Mevcut iktidar, Kürtlerin kimliğini kabul etmediği gibi birde inancına yönelik sürekli aşağılayıcı söylemler kullanarak propaganda yapıyor. Kürtler inancını, dini kendisine kalkan yaptığına dair bir bulgu, belge var mıdır?

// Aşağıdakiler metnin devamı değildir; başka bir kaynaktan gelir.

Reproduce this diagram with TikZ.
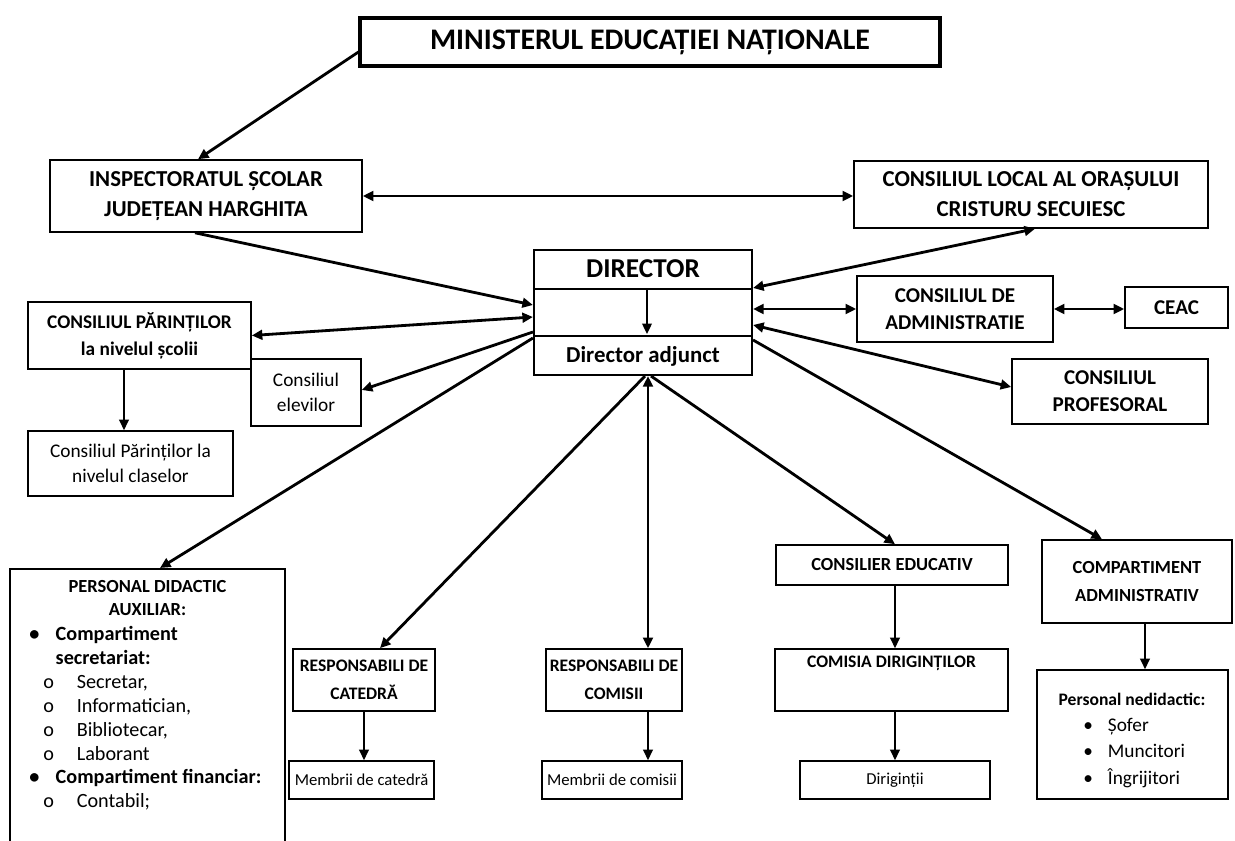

Her şeyden şunu söyleyelim Kürtlerin tarihte onlar gibi ne bir imparatorlukları olmuş ne saray ve saltanatları olmuş ki dini kendi siyasi amaçlarına, emellerine, kendi saray ve imparatorluğunu getirip kurban etsinler. Kürtler bagajında bu yok. Kürt toplumu dini benimsemesiyle, kendi toplumsal yaşantısında ahlakını, inancını, hayatını tanzim ederken siyasetten bundan uzak kalarak yapmışlardır. Yani Kürtlerin bir devleti olmamıştır ki o devlet alışkanlıkları olsun. Kürtlerin tarihinde böyle bir durum söz konusu olmamıştır. Tam tersini söyleyeyim Kürtlerin bir din devleti de olmamıştır. Bir devlet dini olmadığı gibi, bir din devleti de olmamıştır. Şimdi bunlarda her ikisi de mevcuttur. Hem tarihte din devletini kurduklarını iddia ediyorlar, hem de devletin dini olarak bildiğimiz saltanatın, sarayın asıl İslamiyet’i resmileştirerek resmileştirdiğini de biliyoruz. Şimdi Kürtler bu her iki durumdan uzak kaldıkları için onlar sürekli dinine karşı sadık yaşamışlardır. Bugün Kürtleri kimlikleri kabul etmek istemiyorlar, halk olarak kabul etmiyorlar, Kürtlerin dinini sorgulayacak kadar ileri gidiyorlar. Bir takım hesaplar için bakın öyle bir noktaya geliyorlar ki Kürtleri Allah’ın kulu olarak da kabul etmiyorlar. Bu kadar bir haddi aşma var. Kürtlerin Allah’ın kulu olup olmama noktasında da onlar bu kararı veriyor. Bu çok büyük bir tehlikedir. Bizim Allah’ın kulu olup olmadığımızı Allah değil, onlar bu kararı verme hakkını kendilerinde buluyorlar.